22 Octobre 2016 , Rédigé par CC Publié dans #Christianisme, #Anthropologie du corps, #Pythagore-Isis

Pakhon, ou Pachon, ascète établi dans le monastère du désert de Scété à l'Ouest du delta du Nil (on sait quelle fascination le monachisme égyptien exerça sur tout le bassin méditerranéen et jusqu'en Irlande à la fin de l'Empire romain), avait expliqué à Pallade de Galatie (363-430), comme il le relate dans son Histoire Lausiaque (ch XXIII) qu'il trouvait trois causes au désir charnel : la santé de la chair, les idées suscitant les passions, et le démon. Agé de 70 ans il se vantait d'avoir été tenté chaque nuit entre 50 et 62, alors qu'il vivait au désert depuis 30 ans le démon l'avait tenté. Se croyant abandonné par Dieu, il avait abandonné son corps aux hyènes mais ne fut pas dévoré. Se croyant pardonné par Dieu, il retourna dans sa cellule. Le démon alors l'assaille. "S'étant donc transformé en une jeune fille éthiopienne, qu'autrefois dans ma jeunesse j'avais vue glanant en été, raconte Pakhon,elle s'assit sur mes genoux et m'excita au point que je crus avoir commerce avec elle. Cela étant, plein de fureur, je lui donnai un soufflet et elle devint invisible. Or pendant deux ans je ne pouvais plus supporter la mauvaise odeur de ma main. Etant réellement devenu découragé, je sortis errant çà et là dans le désert. Et, ayant trouvé un petit aspic et l'ayant pris, je le porte à mes parties génitales, afin que je mourusse (...) Je ne fus pas mordu. Alors j'entendis venir dans mon esprit une voix comme ceci 'va-t-en Pakhon,lutte. Car c'est pour ceci que je t'ai laissé avoir le dessous, afin que tu ne t'enorgueillisses pas' ". A partir du moment où il sut qu'il ne pouvait combattre la tentation sans Dieu, il ne fut plus provoqué par le démon sexuel.

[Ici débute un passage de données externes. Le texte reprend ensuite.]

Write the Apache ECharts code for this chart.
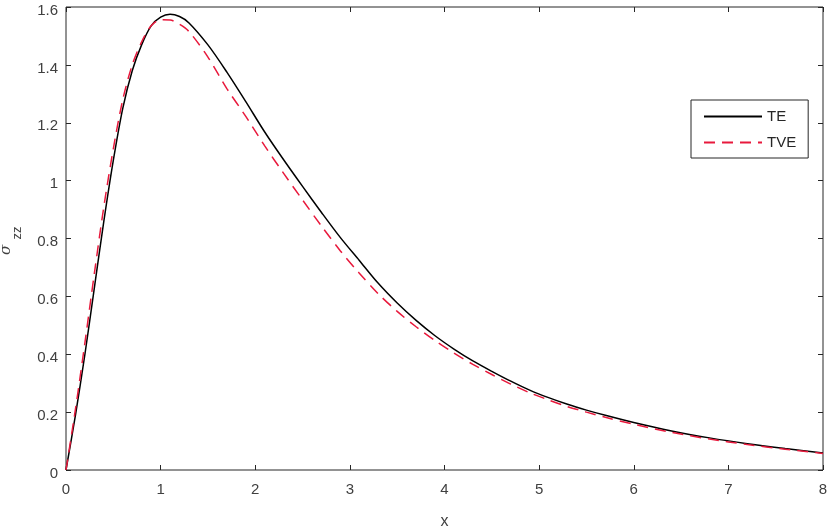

Je suis frappé par les connotations isiaques de ce texte. La position de l'Ethopienne sur les genoux de l'ascète qui est aussi celle des succubes fait penser à celle d'Isis sur Osiris, et le recours à l'aspic sur un attribut sexuel pour se suicider à Cléopâtre "Nouvelle Isis" livrant son sein à la morsure de l'aspic après la défaite d'Actium.

Point aussi remarquable, ce récit n'exagère pas le risque de malédiction au contact d'un démon sexuel et y voit surtout un défi à l'orgueil voulu par Dieu.

Ce Pachon serait un saint, selon Les vies des Saints pères des déserts et de quelques saintes. Volume 2 p. 201 (1653) du conseiller d'Etat Robert Arnauld d'Andilly(1589-1674), selon le RP Jean-Baptiste Saint Jure dans l'Homme religieux (1663) p. 349,  et selon l'abbé Laurent Durand dans ses Cantiques de l'Ame Dévote en 1824 p. 179, mais je ne trouve pas d'autres traces de Saint Pachon sur Internet et l'on peut douter que cet ermite connu seulement d'après Palladius ait été canonisé. Pakhon est par ailleurs le neuvième mois du calendrier égyptien antique correspondant à fin avril début mai.